Exercise objective:
Extract each line of the material that follows exactly and omit its pictures.

+ + +

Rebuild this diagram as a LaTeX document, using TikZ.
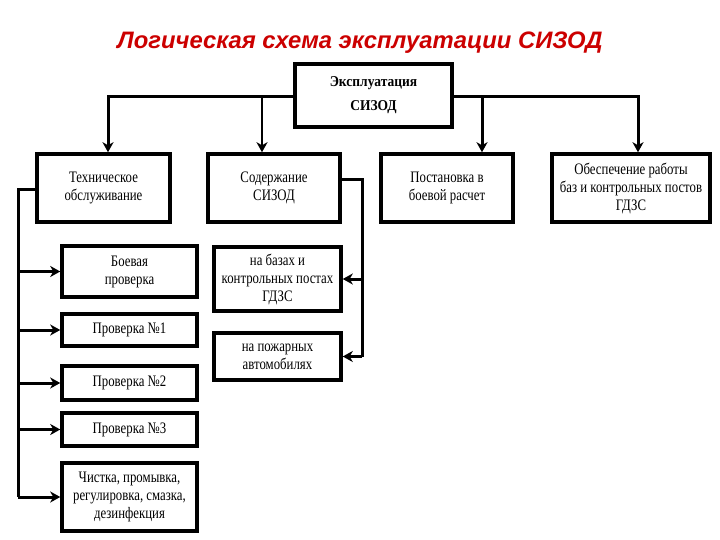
\documentclass[tikz,border=0pt]{standalone}
\usepackage{fontspec}
\setmainfont{Liberation Serif}
\newfontfamily\titlefont{Liberation Sans}
\newfontfamily\condfont[FakeStretch=0.8]{Liberation Serif}
\newfontfamily\topfont[FakeStretch=0.9]{Liberation Serif}
\usetikzlibrary{arrows.meta}
\definecolor{titlered}{RGB}{204,0,0}
\tikzset{
  box/.style={draw=black, line width=3.5pt, fill=white, align=center, inner sep=2pt,
    font=\condfont\fontsize{16}{18}\selectfont},
  conn/.style={draw=black, line width=3pt},
  thin conn/.style={draw=black, line width=2pt},
  arr/.style={-{Stealth[length=10pt,width=11pt,inset=3pt]}},
}
\begin{document}
\begin{tikzpicture}[x=1pt,y=-1pt]
\useasboundingbox (0,0) rectangle (720,540);
\fill[white] (0,0) rectangle (720,540);

\node[font=\titlefont\bfseries\itshape\fontsize{23.8}{26}\selectfont, text=titlered] (title) at (360,43) {Логическая схема эксплуатации СИЗОД};

\node[box, minimum width=157pt, minimum height=63pt, font=\topfont\bfseries\fontsize{15}{24}\selectfont] (top) at (373.5,95.5) {Эксплуатация\\СИЗОД};

\node[box, minimum width=133pt, minimum height=68pt] (tech) at (103.5,188) {Техническое\\обслуживание};
\node[box, minimum width=132pt, minimum height=68pt] (sod) at (274,188) {Содержание\\СИЗОД};
\node[box, minimum width=132pt, minimum height=68pt] (post) at (447,188) {Постановка в\\боевой расчет};
\node[box, minimum width=158pt, minimum height=68pt] (obesp) at (631,188) {Обеспечение работы\\баз и контрольных постов\\ГДЗС};

\node[box, minimum width=135pt, minimum height=51pt] (boev) at (129.5,271.5) {Боевая\\проверка};
\node[box, minimum width=135pt, minimum height=32pt] (p1) at (129.5,330) {Проверка №1};
\node[box, minimum width=135pt, minimum height=34pt] (p2) at (129.5,383) {Проверка №2};
\node[box, minimum width=135pt, minimum height=33pt] (p3) at (129.5,429.5) {Проверка №3};
\node[box, minimum width=135pt, minimum height=68pt] (chist) at (129.5,497) {Чистка, промывка,\\регулировка, смазка,\\дезинфекция};

\node[box, minimum width=127pt, minimum height=64pt] (baz) at (277.5,279) {на базах и\\контрольных постах\\ГДЗС};
\node[box, minimum width=127pt, minimum height=47pt] (pozh) at (277.5,356.5) {на пожарных\\автомобилях};

% top distribution
\coordinate (jl) at ([yshift=-1.5pt]top.west);
\coordinate (jr) at ([yshift=-1.5pt]top.east);
\draw[conn, arr] (jl) -| ([xshift=4.5pt]tech.north);
\draw[conn, arr] (jr) -| ([xshift=7pt]obesp.north);
\coordinate (js) at ([xshift=-12pt]sod.north |- jl);
\draw[thin conn, arr] (js) -- ([xshift=-12pt]sod.north);
\coordinate (jp) at ([xshift=35pt]post.north |- jr);
\draw[conn, arr] (jp) -- ([xshift=35pt]post.north);

% left bus
\coordinate (bt) at ([yshift=-2pt]tech.west -| 18,0);
\coordinate (bb) at (bt |- chist.west);
\draw[conn] ([yshift=-2pt]tech.west) -- (bt) -- (bb);
\foreach \n in {boev,p1,p2,p3,chist}
  \draw[conn, arr] (\n.west -| bt) -- (\n.west);

% right bracket of Содержание
\coordinate (st) at (362,180);
\draw[conn] (sod.east |- st) -- (st) -- (st |- pozh.east);
\draw[conn, arr] (st |- pozh.east) -- (pozh.east);
\draw[conn, arr] (st |- baz.east) -- (baz.east);
\end{tikzpicture}
\end{document}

+ + +

Exercise response:
Rebuild this diagram as a LaTeX document, using TikZ.
\documentclass[tikz,border=0pt]{standalone}
\usepackage{fontspec}
\setmainfont{Liberation Serif}
\newfontfamily\titlefont{Liberation Sans}
\newfontfamily\condfont[FakeStretch=0.8]{Liberation Serif}
\newfontfamily\topfont[FakeStretch=0.9]{Liberation Serif}
\usetikzlibrary{arrows.meta}
\definecolor{titlered}{RGB}{204,0,0}
\tikzset{
  box/.style={draw=black, line width=3.5pt, fill=white, align=center, inner sep=2pt,
    font=\condfont\fontsize{16}{18}\selectfont},
  conn/.style={draw=black, line width=3pt},
  thin conn/.style={draw=black, line width=2pt},
  arr/.style={-{Stealth[length=10pt,width=11pt,inset=3pt]}},
}
\begin{document}
\begin{tikzpicture}[x=1pt,y=-1pt]
\useasboundingbox (0,0) rectangle (720,540);
\fill[white] (0,0) rectangle (720,540);

\node[font=\titlefont\bfseries\itshape\fontsize{23.8}{26}\selectfont, text=titlered] (title) at (360,43) {Логическая схема эксплуатации СИЗОД};

\node[box, minimum width=157pt, minimum height=63pt, font=\topfont\bfseries\fontsize{15}{24}\selectfont] (top) at (373.5,95.5) {Эксплуатация\\СИЗОД};

\node[box, minimum width=133pt, minimum height=68pt] (tech) at (103.5,188) {Техническое\\обслуживание};
\node[box, minimum width=132pt, minimum height=68pt] (sod) at (274,188) {Содержание\\СИЗОД};
\node[box, minimum width=132pt, minimum height=68pt] (post) at (447,188) {Постановка в\\боевой расчет};
\node[box, minimum width=158pt, minimum height=68pt] (obesp) at (631,188) {Обеспечение работы\\баз и контрольных постов\\ГДЗС};

\node[box, minimum width=135pt, minimum height=51pt] (boev) at (129.5,271.5) {Боевая\\проверка};
\node[box, minimum width=135pt, minimum height=32pt] (p1) at (129.5,330) {Проверка №1};
\node[box, minimum width=135pt, minimum height=34pt] (p2) at (129.5,383) {Проверка №2};
\node[box, minimum width=135pt, minimum height=33pt] (p3) at (129.5,429.5) {Проверка №3};
\node[box, minimum width=135pt, minimum height=68pt] (chist) at (129.5,497) {Чистка, промывка,\\регулировка, смазка,\\дезинфекция};

\node[box, minimum width=127pt, minimum height=64pt] (baz) at (277.5,279) {на базах и\\контрольных постах\\ГДЗС};
\node[box, minimum width=127pt, minimum height=47pt] (pozh) at (277.5,356.5) {на пожарных\\автомобилях};

% top distribution
\coordinate (jl) at ([yshift=-1.5pt]top.west);
\coordinate (jr) at ([yshift=-1.5pt]top.east);
\draw[conn, arr] (jl) -| ([xshift=4.5pt]tech.north);
\draw[conn, arr] (jr) -| ([xshift=7pt]obesp.north);
\coordinate (js) at ([xshift=-12pt]sod.north |- jl);
\draw[thin conn, arr] (js) -- ([xshift=-12pt]sod.north);
\coordinate (jp) at ([xshift=35pt]post.north |- jr);
\draw[conn, arr] (jp) -- ([xshift=35pt]post.north);

% left bus
\coordinate (bt) at ([yshift=-2pt]tech.west -| 18,0);
\coordinate (bb) at (bt |- chist.west);
\draw[conn] ([yshift=-2pt]tech.west) -- (bt) -- (bb);
\foreach \n in {boev,p1,p2,p3,chist}
  \draw[conn, arr] (\n.west -| bt) -- (\n.west);

% right bracket of Содержание
\coordinate (st) at (362,180);
\draw[conn] (sod.east |- st) -- (st) -- (st |- pozh.east);
\draw[conn, arr] (st |- pozh.east) -- (pozh.east);
\draw[conn, arr] (st |- baz.east) -- (baz.east);
\end{tikzpicture}
\end{document}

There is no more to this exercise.